The most impacted sectors due to the application of the VAT of 17 per cent include the cream industry with an impact of Rs700 million; the fortified dairy powders industry will also be impacted by Rs700 million.
Furthermore, the 17 percent VAT would impact the yogurt industry by Rs400 million, the flavored milk market by Rs700 million, and Tea cream market by Rs1500 million.
The adverse impact of the tax would not be borne by the big corporates but the consumers as the producers will pass the tax burden onto the people and the prices of the products would increase for the already inflation-stricken poor.
Other than the monetary loss, there is an economic cost, which is in the form of lack of nutrition among the children, who are the most vulnerable to such a policy.
According to UNICEF, “Nearly 10 million Pakistani children suffer from stunting.” The UNICEF report on Pakistan’s nutrition says, “Only 38 per cent of children are exclusively breastfed for the first six months of life. As a result, more than half the children under five years of age are deficient in vitamin A, 40 per cent are deficient in both zinc and vitamin D, and nearly 62 per cent are anemic.”
The fortified products made especially for infants and their mothers are one of the best solutions for this and Pakistani children, especially those belonging to poor families need to eat right.
The incumbent government along with UNICEF Pakistan is focusing its support on the 1,000-day nutrition “window,” during which children’s nutritional deprivations can be reversed.
Keeping this in View in September 2020, Imran Khan launched the Ehsaas Nashonuma program, a Health and Nutrition Conditional cash transfer program to focus on the health of children.
However such policy can be detrimental to the progress made by the Pakistani government.
Keeping this in mind, Pakistan Dairy Association has published a press release asking the government to “Stop Snatching Nutrition from Pakistani Children.”
The press release mentions that the recent irrational tax policies are forcing the dairy sector to operate at just 50 percent capacity.
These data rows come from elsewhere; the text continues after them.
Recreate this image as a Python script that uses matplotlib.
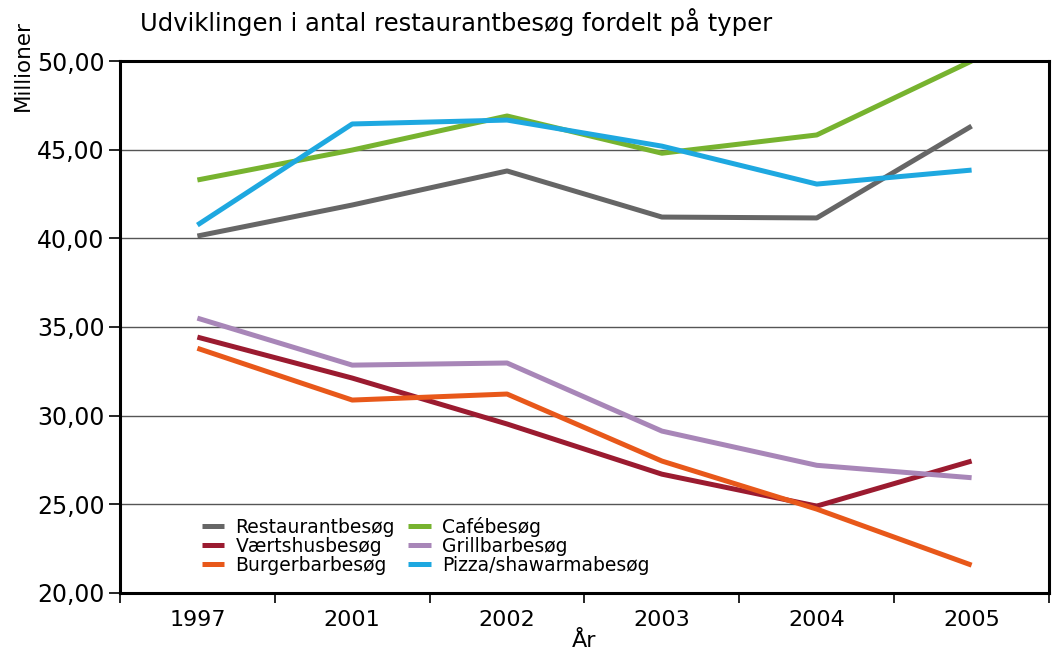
import matplotlib.pyplot as plt
from matplotlib.ticker import FixedLocator, FuncFormatter

# data (millioner besøg)
aar = ['1997', '2001', '2002', '2003', '2004', '2005']
restaurant = [40.13, 41.88, 43.80, 41.20, 41.15, 46.33]
cafe = [43.29, 44.98, 46.90, 44.80, 45.83, 50.00]
vaertshus = [34.43, 32.12, 29.53, 26.70, 24.90, 27.44]
grillbar = [35.50, 32.85, 32.97, 29.13, 27.20, 26.50]
burgerbar = [33.80, 30.88, 31.22, 27.44, 24.73, 21.57]
pizza = [40.75, 46.45, 46.67, 45.20, 43.06, 43.85]

serier = [
    ('Restaurantbesøg', restaurant, '#666666'),
    ('Værtshusbesøg', vaertshus, '#9b1b30'),
    ('Burgerbarbesøg', burgerbar, '#e8581a'),
    ('Cafébesøg', cafe, '#77b32f'),
    ('Grillbarbesøg', grillbar, '#a886b8'),
    ('Pizza/shawarmabesøg', pizza, '#1ea8e0'),
]

plt.rcParams['font.family'] = ['DejaVu Sans']

fig = plt.figure(figsize=(10.56, 6.54), dpi=100)
ax = fig.add_axes([0.1136, 0.0933, 0.8798, 0.8134])

x = list(range(len(aar)))
for navn, vals, farve in serier:
    ax.plot(x, vals, color=farve, linewidth=3.6, label=navn, solid_capstyle='butt')

ax.set_xlim(-0.5, len(aar) - 0.5)
ax.set_ylim(20, 50)
ax.set_yticks([20, 25, 30, 35, 40, 45, 50])
ax.yaxis.set_major_formatter(FuncFormatter(lambda v, p: f'{v:.2f}'.replace('.', ',')))
ax.set_xticks(x)
ax.set_xticklabels(aar)
ax.xaxis.set_minor_locator(FixedLocator([i - 0.5 for i in range(len(aar) + 1)]))
ax.tick_params(axis='x', which='major', length=0, pad=12, labelsize=16)
ax.tick_params(axis='x', which='minor', length=7, width=1.2, direction='out')
ax.tick_params(axis='y', length=8, width=1.2, labelsize=17, pad=3)

ax.grid(True, axis='y', color='#555555', linewidth=1)
ax.set_axisbelow(True)
for s in ax.spines.values():
    s.set_linewidth(2.2)
    s.set_color('black')

fig.text(0.1326, 0.966, 'Udviklingen i antal restaurantbesøg fordelt på typer',
         fontsize=17.5, va='center', ha='left')
fig.text(0.022, 0.9, 'Millioner', rotation=90, fontsize=15.5, ha='center', va='center')
ax.set_xlabel('År', fontsize=16, labelpad=1)

ax.legend(loc='lower left', bbox_to_anchor=(0.08, 0.02), ncol=2, frameon=False,
          fontsize=13.5, handlelength=1.2, handletextpad=0.6, columnspacing=0.7,
          labelspacing=0.0, borderaxespad=0)

fig.savefig('out.png', dpi=100)
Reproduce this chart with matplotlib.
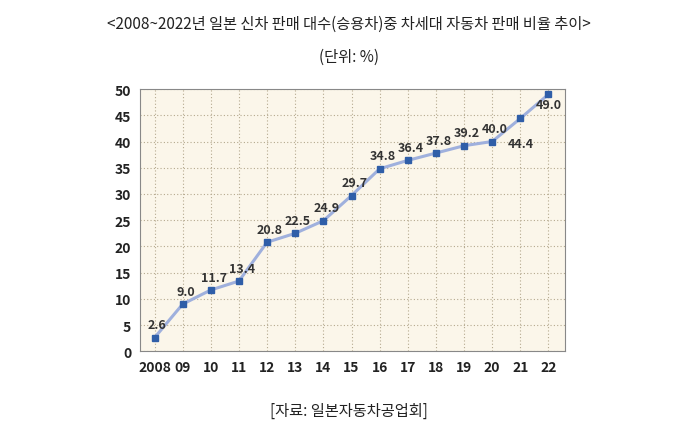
import matplotlib
matplotlib.use("Agg")
import matplotlib.pyplot as plt
from matplotlib import font_manager

years = [2008, 2009, 2010, 2011, 2012, 2013, 2014, 2015, 2016, 2017, 2018, 2019, 2020, 2021, 2022]
xlabels = ["2008", "09", "10", "11", "12", "13", "14", "15", "16", "17", "18", "19", "20", "21", "22"]
values = [2.6, 9.0, 11.7, 13.4, 20.8, 22.5, 24.9, 29.7, 34.8, 36.4, 37.8, 39.2, 40.0, 44.4, 49.0]

cjk = [f.name for f in font_manager.fontManager.ttflist if "CJK" in f.name]
kr = [n for n in cjk if "KR" in n] + cjk
plt.rcParams["font.family"] = "sans-serif"
plt.rcParams["font.sans-serif"] = (kr[:1] if kr else []) + ["DejaVu Sans"]

fig = plt.figure(figsize=(6.98, 4.35), dpi=100)
ax = fig.add_axes([0.2, 0.19, 0.61, 0.603])
ax.set_facecolor("#fbf6ea")
ax.plot(years, values, color="#9fb0dd", lw=2.2, zorder=2)
ax.plot(years, values, "s", color="#2f5ea8", ms=4, zorder=3)
for x, v in zip(years, values):
    if x == 2022:
        ax.text(x, v - 0.8, f"{v:.1f}", ha="center", va="top", fontsize=9, color="#333333", fontweight="bold")
    elif x == 2021:
        ax.text(x, v - 3.5, f"{v:.1f}", ha="center", va="top", fontsize=9, color="#333333", fontweight="bold")
    else:
        ax.text(x + 0.1, v + 1.2, f"{v:.1f}", ha="center", va="bottom", fontsize=9, color="#333333", fontweight="bold")
ax.set_xlim(2007.47, 2022.6)
ax.set_ylim(0, 50)
ax.set_yticks(range(0, 51, 5))
ax.set_xticks(years)
ax.set_xticklabels(xlabels)
ax.tick_params(length=0, labelsize=10, colors="#222222", pad=6)
for lab in ax.get_xticklabels() + ax.get_yticklabels():
    lab.set_fontweight("bold")
ax.grid(True, color="#b5a98f", ls=(0, (1, 2)), lw=0.8)
ax.set_axisbelow(True)
for s in ax.spines.values():
    s.set_color("#888888")

fig.text(0.5, 0.945, "<2008~2022년 일본 신차 판매 대수(승용차)중 차세대 자동차 판매 비율 추이>",
         ha="center", va="center", fontsize=11, color="#222222")
fig.text(0.5, 0.868, "(단위: %)", ha="center", va="center", fontsize=11, color="#222222")
fig.text(0.5, 0.055, "[자료: 일본자동차공업회]", ha="center", va="center", fontsize=11, color="#222222")
fig.savefig("out.png", dpi=100)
The press release also called upon the Prime Minister and the finance minister to come together to help the dairy industry be accessible, and profitable for the farmers, and help the industry fight malnutrition.
Thatcher, Thatcher, milk snatcher
A similar thing happened in the 1970s in the UK. In June 1971 Margaret Thatcher, the then education secretary in Edward Heath’s government, put forward her plan to remove the provision of free school milk for over-sevens at junior school. Although unpopular with many, and leading to the jibe “Thatcher, Thatcher, milk snatcher”, it became law in September.
Haddad says: “The abandonment of free school milk for over-sevens in 1971 and then for all in 1980 was not a good thing. In fact, the 1980-2000 period is called the ‘no nutrition standards era’ for school meals and represents an act of extraordinary self-harm.”
By 1980, she became prime minister of the UK and was able to complete the job with a new Education Act, not only removing free school milk from all children but removing minimum nutritional standards and the obligation for Local Education Authorities to provide comprehensive meals service.
This continued until Tony Blair, who is applauded for the reintroduction of such nutritional value programs.
The merits or demerits of Thatcher’s policy aside, Imran Khan should not aspire to pass such an act in his government that makes milk expensive for the children in Pakistan, and thus continue to fight for the health of the future generations of Pakistan, for policies like the new VAT would be detrimental to his own goals.